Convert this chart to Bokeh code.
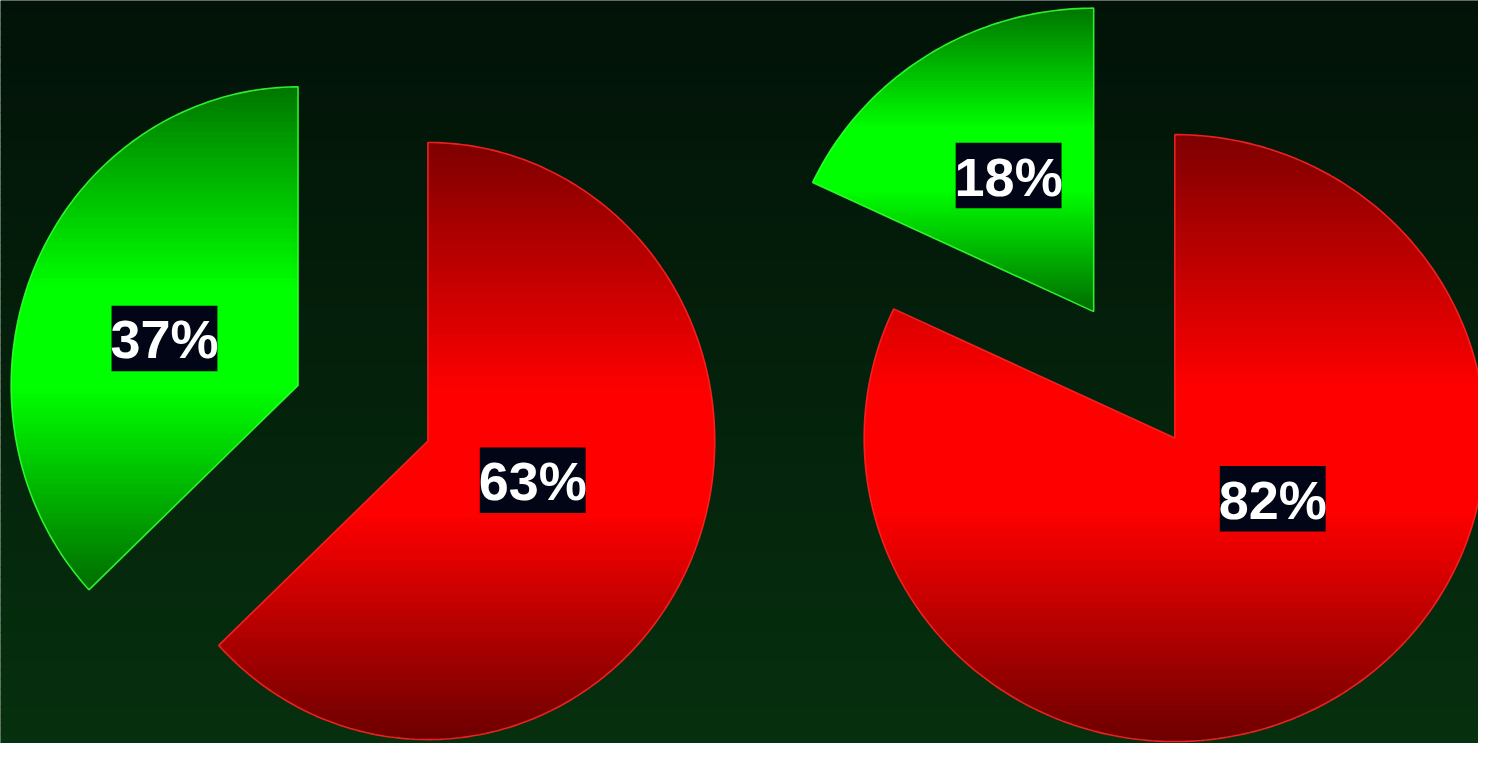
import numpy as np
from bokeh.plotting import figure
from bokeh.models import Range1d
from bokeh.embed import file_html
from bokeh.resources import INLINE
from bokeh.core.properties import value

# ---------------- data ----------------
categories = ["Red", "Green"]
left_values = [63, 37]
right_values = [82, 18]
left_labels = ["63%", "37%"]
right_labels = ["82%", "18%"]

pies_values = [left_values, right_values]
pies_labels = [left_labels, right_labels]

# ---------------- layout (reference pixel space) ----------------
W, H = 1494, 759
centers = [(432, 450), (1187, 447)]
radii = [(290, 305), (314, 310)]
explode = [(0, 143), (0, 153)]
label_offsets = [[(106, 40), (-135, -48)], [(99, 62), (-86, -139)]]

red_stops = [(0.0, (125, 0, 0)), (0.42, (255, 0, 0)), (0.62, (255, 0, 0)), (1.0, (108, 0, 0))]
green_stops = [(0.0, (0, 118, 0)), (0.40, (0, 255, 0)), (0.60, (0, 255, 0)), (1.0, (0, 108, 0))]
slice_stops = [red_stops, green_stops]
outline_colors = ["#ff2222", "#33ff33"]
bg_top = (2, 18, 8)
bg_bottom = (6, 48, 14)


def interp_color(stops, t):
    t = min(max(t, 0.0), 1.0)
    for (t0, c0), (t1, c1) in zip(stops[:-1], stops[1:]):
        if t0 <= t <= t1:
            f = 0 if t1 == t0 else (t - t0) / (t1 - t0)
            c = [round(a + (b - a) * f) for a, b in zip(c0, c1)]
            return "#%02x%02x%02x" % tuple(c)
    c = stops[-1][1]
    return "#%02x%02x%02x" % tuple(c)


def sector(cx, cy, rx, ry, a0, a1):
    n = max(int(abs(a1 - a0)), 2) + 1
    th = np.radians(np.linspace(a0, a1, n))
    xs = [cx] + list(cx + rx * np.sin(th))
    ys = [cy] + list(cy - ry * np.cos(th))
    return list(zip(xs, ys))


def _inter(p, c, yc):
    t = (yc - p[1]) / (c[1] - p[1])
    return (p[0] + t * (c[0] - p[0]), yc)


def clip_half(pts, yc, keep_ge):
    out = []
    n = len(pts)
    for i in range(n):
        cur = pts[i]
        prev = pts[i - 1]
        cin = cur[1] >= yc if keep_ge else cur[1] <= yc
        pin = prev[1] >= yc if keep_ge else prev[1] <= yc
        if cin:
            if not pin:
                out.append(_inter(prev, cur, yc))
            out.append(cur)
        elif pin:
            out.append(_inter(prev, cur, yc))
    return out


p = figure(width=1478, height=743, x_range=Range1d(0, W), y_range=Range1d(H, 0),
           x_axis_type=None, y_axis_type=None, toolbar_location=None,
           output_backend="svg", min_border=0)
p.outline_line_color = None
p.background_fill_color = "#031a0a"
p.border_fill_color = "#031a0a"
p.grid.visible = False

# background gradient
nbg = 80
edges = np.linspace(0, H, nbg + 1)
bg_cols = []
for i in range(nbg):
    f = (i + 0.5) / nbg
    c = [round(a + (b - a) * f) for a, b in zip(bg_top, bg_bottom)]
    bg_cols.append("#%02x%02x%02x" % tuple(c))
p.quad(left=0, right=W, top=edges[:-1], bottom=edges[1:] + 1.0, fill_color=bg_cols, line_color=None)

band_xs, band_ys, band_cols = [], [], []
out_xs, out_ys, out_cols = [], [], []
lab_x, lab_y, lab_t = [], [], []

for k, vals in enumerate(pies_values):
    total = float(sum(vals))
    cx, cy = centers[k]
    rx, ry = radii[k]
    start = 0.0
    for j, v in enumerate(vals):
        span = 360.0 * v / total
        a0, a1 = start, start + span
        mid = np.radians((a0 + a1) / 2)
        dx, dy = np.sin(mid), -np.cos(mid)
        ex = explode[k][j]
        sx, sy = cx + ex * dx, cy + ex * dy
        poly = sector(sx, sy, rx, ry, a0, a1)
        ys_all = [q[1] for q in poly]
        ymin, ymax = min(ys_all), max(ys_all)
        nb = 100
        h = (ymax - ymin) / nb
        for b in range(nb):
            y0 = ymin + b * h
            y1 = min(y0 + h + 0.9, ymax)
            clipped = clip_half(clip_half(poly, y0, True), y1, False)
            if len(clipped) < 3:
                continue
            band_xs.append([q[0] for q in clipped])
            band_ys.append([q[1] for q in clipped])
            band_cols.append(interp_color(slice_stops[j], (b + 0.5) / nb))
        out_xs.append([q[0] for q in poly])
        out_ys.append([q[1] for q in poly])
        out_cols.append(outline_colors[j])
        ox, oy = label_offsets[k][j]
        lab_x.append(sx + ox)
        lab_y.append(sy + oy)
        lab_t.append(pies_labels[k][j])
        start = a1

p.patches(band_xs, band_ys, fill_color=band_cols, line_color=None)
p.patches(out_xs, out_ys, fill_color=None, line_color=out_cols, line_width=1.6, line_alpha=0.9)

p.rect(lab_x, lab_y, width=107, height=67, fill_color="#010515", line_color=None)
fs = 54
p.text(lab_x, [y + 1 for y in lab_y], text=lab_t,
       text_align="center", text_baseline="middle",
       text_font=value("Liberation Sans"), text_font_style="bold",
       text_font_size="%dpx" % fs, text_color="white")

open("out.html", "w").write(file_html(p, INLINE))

----------------------------------------

**Work instructions:**
Return, unchanged, the lines from the first line of the material through the line that holds "from bokeh.core.properties import value", inclusive, omitting pictures.

**The reply:**
Convert this chart to Bokeh code.
import numpy as np
from bokeh.plotting import figure
from bokeh.models import Range1d
from bokeh.embed import file_html
from bokeh.resources import INLINE
from bokeh.core.properties import value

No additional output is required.